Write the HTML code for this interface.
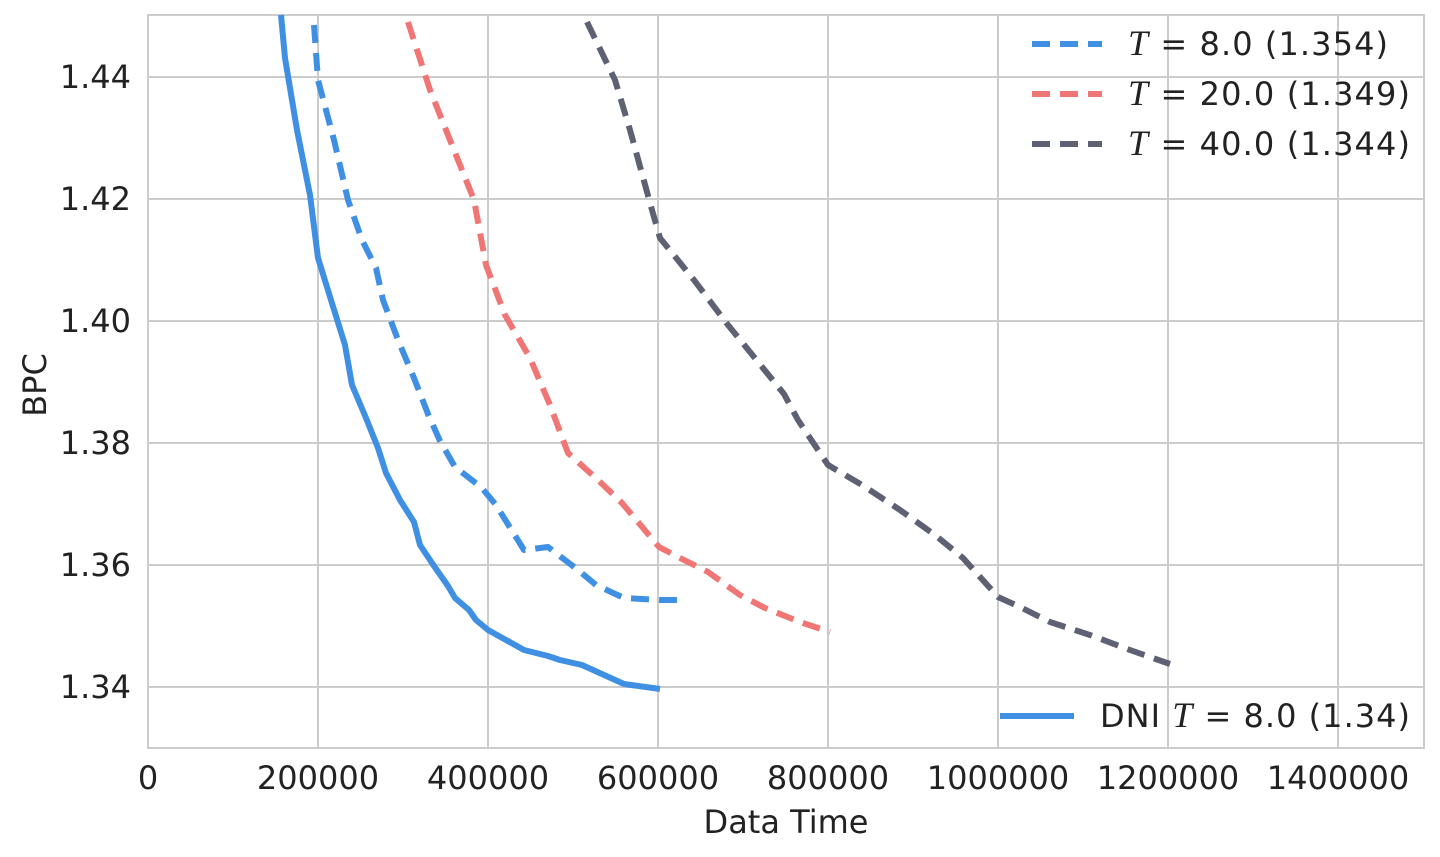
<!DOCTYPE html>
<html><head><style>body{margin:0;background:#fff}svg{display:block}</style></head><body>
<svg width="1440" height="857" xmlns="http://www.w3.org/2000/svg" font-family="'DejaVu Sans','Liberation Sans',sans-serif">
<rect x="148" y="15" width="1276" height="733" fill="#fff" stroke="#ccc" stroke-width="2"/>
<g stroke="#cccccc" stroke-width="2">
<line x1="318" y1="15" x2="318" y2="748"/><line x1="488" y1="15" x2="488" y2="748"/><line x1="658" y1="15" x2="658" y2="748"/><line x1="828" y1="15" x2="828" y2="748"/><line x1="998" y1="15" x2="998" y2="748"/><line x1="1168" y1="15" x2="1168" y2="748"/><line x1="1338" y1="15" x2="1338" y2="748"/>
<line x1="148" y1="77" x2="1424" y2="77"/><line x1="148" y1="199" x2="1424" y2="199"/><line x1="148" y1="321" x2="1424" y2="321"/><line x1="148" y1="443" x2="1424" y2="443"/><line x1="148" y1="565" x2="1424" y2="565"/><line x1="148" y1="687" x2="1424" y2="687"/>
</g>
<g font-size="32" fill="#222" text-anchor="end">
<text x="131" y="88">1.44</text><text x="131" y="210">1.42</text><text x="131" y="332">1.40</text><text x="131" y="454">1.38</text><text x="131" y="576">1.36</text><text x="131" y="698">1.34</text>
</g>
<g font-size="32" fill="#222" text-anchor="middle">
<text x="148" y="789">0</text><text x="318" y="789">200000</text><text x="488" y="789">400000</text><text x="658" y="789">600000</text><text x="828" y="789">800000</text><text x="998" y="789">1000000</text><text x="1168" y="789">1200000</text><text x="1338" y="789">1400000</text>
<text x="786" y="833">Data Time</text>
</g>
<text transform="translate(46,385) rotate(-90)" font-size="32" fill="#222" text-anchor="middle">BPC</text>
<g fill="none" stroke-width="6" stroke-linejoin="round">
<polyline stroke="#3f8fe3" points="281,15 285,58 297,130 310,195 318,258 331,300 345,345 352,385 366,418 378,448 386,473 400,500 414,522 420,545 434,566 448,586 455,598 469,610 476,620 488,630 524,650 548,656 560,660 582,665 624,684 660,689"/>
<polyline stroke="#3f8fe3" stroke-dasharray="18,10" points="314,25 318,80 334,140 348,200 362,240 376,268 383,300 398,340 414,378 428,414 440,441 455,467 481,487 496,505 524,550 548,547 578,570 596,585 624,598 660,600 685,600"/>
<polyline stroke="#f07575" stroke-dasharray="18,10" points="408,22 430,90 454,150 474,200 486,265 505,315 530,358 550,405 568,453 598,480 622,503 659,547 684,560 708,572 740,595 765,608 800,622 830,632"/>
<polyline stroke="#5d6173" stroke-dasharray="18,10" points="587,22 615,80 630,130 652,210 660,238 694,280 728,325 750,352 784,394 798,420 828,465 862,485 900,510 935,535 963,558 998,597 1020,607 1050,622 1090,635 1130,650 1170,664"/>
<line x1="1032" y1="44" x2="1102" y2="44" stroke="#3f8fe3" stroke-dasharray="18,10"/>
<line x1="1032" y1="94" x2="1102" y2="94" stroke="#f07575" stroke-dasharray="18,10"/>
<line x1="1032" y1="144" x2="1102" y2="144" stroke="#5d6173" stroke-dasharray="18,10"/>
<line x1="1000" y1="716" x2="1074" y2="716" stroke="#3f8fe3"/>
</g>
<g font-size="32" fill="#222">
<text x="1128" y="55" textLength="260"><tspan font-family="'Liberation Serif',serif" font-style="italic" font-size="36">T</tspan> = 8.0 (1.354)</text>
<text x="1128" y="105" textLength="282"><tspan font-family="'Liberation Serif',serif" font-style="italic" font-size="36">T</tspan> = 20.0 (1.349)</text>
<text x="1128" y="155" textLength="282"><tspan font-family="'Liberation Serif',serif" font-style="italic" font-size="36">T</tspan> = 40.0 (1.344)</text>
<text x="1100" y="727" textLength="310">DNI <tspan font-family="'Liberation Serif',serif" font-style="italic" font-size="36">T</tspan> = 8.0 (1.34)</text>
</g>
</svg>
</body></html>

================

Exercise goal:
Each line of the data should be quoted exactly, with pictures left out.

Complete response:
Write the HTML code for this interface.
<!DOCTYPE html>
<html><head><style>body{margin:0;background:#fff}svg{display:block}</style></head><body>
<svg width="1440" height="857" xmlns="http://www.w3.org/2000/svg" font-family="'DejaVu Sans','Liberation Sans',sans-serif">
<rect x="148" y="15" width="1276" height="733" fill="#fff" stroke="#ccc" stroke-width="2"/>
<g stroke="#cccccc" stroke-width="2">
<line x1="318" y1="15" x2="318" y2="748"/><line x1="488" y1="15" x2="488" y2="748"/><line x1="658" y1="15" x2="658" y2="748"/><line x1="828" y1="15" x2="828" y2="748"/><line x1="998" y1="15" x2="998" y2="748"/><line x1="1168" y1="15" x2="1168" y2="748"/><line x1="1338" y1="15" x2="1338" y2="748"/>
<line x1="148" y1="77" x2="1424" y2="77"/><line x1="148" y1="199" x2="1424" y2="199"/><line x1="148" y1="321" x2="1424" y2="321"/><line x1="148" y1="443" x2="1424" y2="443"/><line x1="148" y1="565" x2="1424" y2="565"/><line x1="148" y1="687" x2="1424" y2="687"/>
</g>
<g font-size="32" fill="#222" text-anchor="end">
<text x="131" y="88">1.44</text><text x="131" y="210">1.42</text><text x="131" y="332">1.40</text><text x="131" y="454">1.38</text><text x="131" y="576">1.36</text><text x="131" y="698">1.34</text>
</g>
<g font-size="32" fill="#222" text-anchor="middle">
<text x="148" y="789">0</text><text x="318" y="789">200000</text><text x="488" y="789">400000</text><text x="658" y="789">600000</text><text x="828" y="789">800000</text><text x="998" y="789">1000000</text><text x="1168" y="789">1200000</text><text x="1338" y="789">1400000</text>
<text x="786" y="833">Data Time</text>
</g>
<text transform="translate(46,385) rotate(-90)" font-size="32" fill="#222" text-anchor="middle">BPC</text>
<g fill="none" stroke-width="6" stroke-linejoin="round">
<polyline stroke="#3f8fe3" points="281,15 285,58 297,130 310,195 318,258 331,300 345,345 352,385 366,418 378,448 386,473 400,500 414,522 420,545 434,566 448,586 455,598 469,610 476,620 488,630 524,650 548,656 560,660 582,665 624,684 660,689"/>
<polyline stroke="#3f8fe3" stroke-dasharray="18,10" points="314,25 318,80 334,140 348,200 362,240 376,268 383,300 398,340 414,378 428,414 440,441 455,467 481,487 496,505 524,550 548,547 578,570 596,585 624,598 660,600 685,600"/>
<polyline stroke="#f07575" stroke-dasharray="18,10" points="408,22 430,90 454,150 474,200 486,265 505,315 530,358 550,405 568,453 598,480 622,503 659,547 684,560 708,572 740,595 765,608 800,622 830,632"/>
<polyline stroke="#5d6173" stroke-dasharray="18,10" points="587,22 615,80 630,130 652,210 660,238 694,280 728,325 750,352 784,394 798,420 828,465 862,485 900,510 935,535 963,558 998,597 1020,607 1050,622 1090,635 1130,650 1170,664"/>
<line x1="1032" y1="44" x2="1102" y2="44" stroke="#3f8fe3" stroke-dasharray="18,10"/>
<line x1="1032" y1="94" x2="1102" y2="94" stroke="#f07575" stroke-dasharray="18,10"/>
<line x1="1032" y1="144" x2="1102" y2="144" stroke="#5d6173" stroke-dasharray="18,10"/>
<line x1="1000" y1="716" x2="1074" y2="716" stroke="#3f8fe3"/>
</g>
<g font-size="32" fill="#222">
<text x="1128" y="55" textLength="260"><tspan font-family="'Liberation Serif',serif" font-style="italic" font-size="36">T</tspan> = 8.0 (1.354)</text>
<text x="1128" y="105" textLength="282"><tspan font-family="'Liberation Serif',serif" font-style="italic" font-size="36">T</tspan> = 20.0 (1.349)</text>
<text x="1128" y="155" textLength="282"><tspan font-family="'Liberation Serif',serif" font-style="italic" font-size="36">T</tspan> = 40.0 (1.344)</text>
<text x="1100" y="727" textLength="310">DNI <tspan font-family="'Liberation Serif',serif" font-style="italic" font-size="36">T</tspan> = 8.0 (1.34)</text>
</g>
</svg>
</body></html>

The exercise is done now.